Looking again at the write-up, it would have made more sense for us to define αHA as the terminal goal correlation coefficient, since we introduce that one first. Alas, this didn’t occur to us. Sorry for the confusion.
OK, good, thanks for that correction.
One question I have is: how do you avoid two perfectly aligned agents from developing instrumental values concerning their own self-preservation and then becoming instrumentally misaligned as a result?
In a little more detail: consider two agents, both trying to build a house, with perfectly aligned preferences over what kind of house should be built. And suppose the agents have only partial information about the environment—enough, let’s say, to get the house built, but not enough, let’s say, to really understand what’s going on inside the other agent. Then wouldn’t the two agents both reason “hey if I die then who knows if this house will be built correctly; I better take steps towards self-preservation just to make sure that the house gets built”. Then the two agents might each take steps to build physical protection for themselves, to acquire resources with which to do that, and eventually to fight over resources, even though their goals are, in truth, perfectly aligned. Is it true that this would happen under an imperfect information version of your model?
Great question. This is another place where our model is weak, in the sense that it has little to say about the imperfect information case. Recall that in our scenario, the human agent learns its policy in the absence of the AI agent; and the AI agent then learns its optimal policy conditional on the human policy being fixed.
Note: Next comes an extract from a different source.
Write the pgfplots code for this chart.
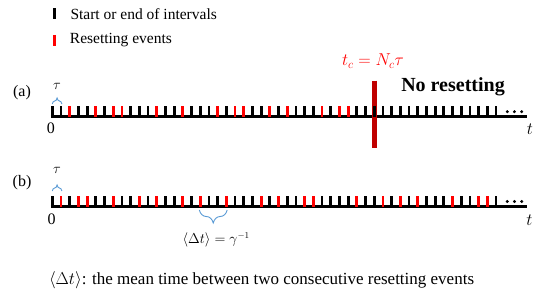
\documentclass[border=0pt]{standalone}
\usepackage{fontspec}
\setmainfont{Liberation Serif}
\usepackage{pgfplots}
\pgfplotsset{compat=1.18}
\usetikzlibrary{decorations.pathreplacing}
\definecolor{tickred}{RGB}{255,0,0}
\definecolor{darkred}{RGB}{192,0,0}
\definecolor{braceblue}{RGB}{91,155,213}
\begin{document}
\begin{tikzpicture}
\begin{axis}[hide axis, scale only axis, width=536bp, height=295bp,
  xmin=-6.0115, xmax=55.598, ymin=0, ymax=295, y dir=reverse, clip=false]
% legend markers
\addplot[only marks, mark=|, mark size=5.5bp, mark options={line width=2.6bp, black}] coordinates {(0.25,14)};
\addplot[only marks, mark=|, mark size=5.5bp, mark options={line width=2.6bp, tickred}] coordinates {(0.25,40.5)};
% row (a) baseline
\addplot[black, line width=3.3bp] coordinates {(-0.17,116.7) (54.6,116.7)};
% row (a) interval ticks
\addplot[only marks, mark=|, mark size=5.3bp, mark options={line width=2.8bp, black}] table {
t y
0 111.3
1 111.3
3 111.3
4 111.3
6 111.3
9 111.3
10 111.3
11 111.3
13 111.3
14 111.3
16 111.3
17 111.3
18 111.3
20 111.3
23 111.3
24 111.3
26 111.3
28 111.3
29 111.3
30 111.3
32 111.3
35 111.3
36 111.3
37 111.3
38 111.3
39 111.3
40 111.3
41 111.3
42 111.3
43 111.3
44 111.3
45 111.3
46 111.3
47 111.3
48 111.3
49 111.3
50 111.3
51 111.3
};
\addplot[only marks, mark=|, mark size=5.3bp, mark options={line width=2.8bp, tickred}] table {
t y
2 111.3
5 111.3
7 111.3
8 111.3
12 111.3
15 111.3
19 111.3
21 111.3
22 111.3
25 111.3
27 111.3
31 111.3
33 111.3
34 111.3
};
% t_c
\addplot[darkred, line width=5bp] coordinates {(37,80.7) (37,148.3)};
\addplot[only marks, mark=*, mark size=1.3bp, black] coordinates {(52.3,111.7) (53.12,111.7) (53.95,111.7)};
% row (b)
\addplot[black, line width=3.3bp] coordinates {(-0.17,206.7) (54.6,206.7)};
\addplot[only marks, mark=|, mark size=5.3bp, mark options={line width=2.8bp, black}] table {
t y
0 201.3
2 201.3
5 201.3
6 201.3
8 201.3
9 201.3
11 201.3
13 201.3
14 201.3
16 201.3
18 201.3
19 201.3
21 201.3
22 201.3
23 201.3
25 201.3
27 201.3
28 201.3
31 201.3
32 201.3
33 201.3
34 201.3
36 201.3
37 201.3
39 201.3
41 201.3
43 201.3
44 201.3
45 201.3
47 201.3
48 201.3
51 201.3
};
\addplot[only marks, mark=|, mark size=5.3bp, mark options={line width=2.8bp, tickred}] table {
t y
1 201.3
3 201.3
4 201.3
7 201.3
10 201.3
12 201.3
15 201.3
17 201.3
20 201.3
24 201.3
26 201.3
29 201.3
30 201.3
35 201.3
38 201.3
40 201.3
42 201.3
46 201.3
49 201.3
50 201.3
};
\addplot[only marks, mark=*, mark size=1.3bp, black] coordinates {(52.3,201.5) (53.12,201.5) (53.95,201.5)};
% braces
\draw[decorate, decoration={brace, amplitude=6bp}, braceblue, line width=0.9bp] (axis cs:0,104) -- (axis cs:1.1,104);
\draw[decorate, decoration={brace, amplitude=6bp}, braceblue, line width=0.9bp] (axis cs:0,191) -- (axis cs:1.1,191);
\draw[decorate, decoration={brace, amplitude=13bp}, braceblue, line width=0.9bp] (axis cs:20.1,210) -- (axis cs:16.9,210);
% texts
\node[anchor=west, font=\fontsize{15.5bp}{18bp}\selectfont] at (axis cs:1.69,14) {Start or end of intervals};
\node[anchor=west, font=\fontsize{15.5bp}{18bp}\selectfont] at (axis cs:1.62,40.5) {Resetting events};
\node[font=\fontsize{16bp}{18bp}\selectfont] at (axis cs:-3.48,93) {(a)};
\node[font=\fontsize{16bp}{18bp}\selectfont] at (axis cs:-3.48,183) {(b)};
\node[font=\fontsize{15bp}{15bp}\selectfont] at (axis cs:0.55,86) {$\tau$};
\node[font=\fontsize{15bp}{15bp}\selectfont] at (axis cs:0.55,170) {$\tau$};
\node[font=\fontsize{16bp}{18bp}\selectfont] at (axis cs:-0.15,128.3) {0};
\node[font=\fontsize{16bp}{18bp}\selectfont] at (axis cs:-0.07,219.3) {0};
\node[font=\fontsize{17bp}{18bp}\selectfont] at (axis cs:54.9,129.5) {$t$};
\node[font=\fontsize{17bp}{18bp}\selectfont] at (axis cs:54.83,220.7) {$t$};
\node[font=\fontsize{17bp}{18bp}\selectfont, text=tickred] at (axis cs:36.86,61) {$t_c=N_c\tau$};
\node[font=\fontsize{20bp}{22bp}\selectfont\bfseries] at (axis cs:46.06,87) {No resetting};
\node[font=\fontsize{13.5bp}{16bp}\selectfont] at (axis cs:18.84,240) {$\langle\Delta t\rangle=\gamma^{-1}$};
\node[font=\fontsize{17bp}{18bp}\selectfont] at (axis cs:24.05,280) {$\langle\Delta t\rangle$: the mean time between two consecutive resetting events};
\end{axis}
\pgfresetboundingbox
\useasboundingbox (current axis.south west) rectangle (current axis.north east);
\end{tikzpicture}
\end{document}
It turns out that this setup dodges the imperfect information question from the AI side, because the AI has perfect information on all the relevant parts of the human policy during its training. And it dodges the imperfect information question from the human side, because the human never considers even the existence of the AI during its training.
This setup has the advantage that it’s more tractable and easier to reason about. But it has the disadvantage that it unfortunately fails to give a fully satisfying answer to your question. It would be interesting to see if we can remove some of the assumptions in our setup to approximate the imperfect information case.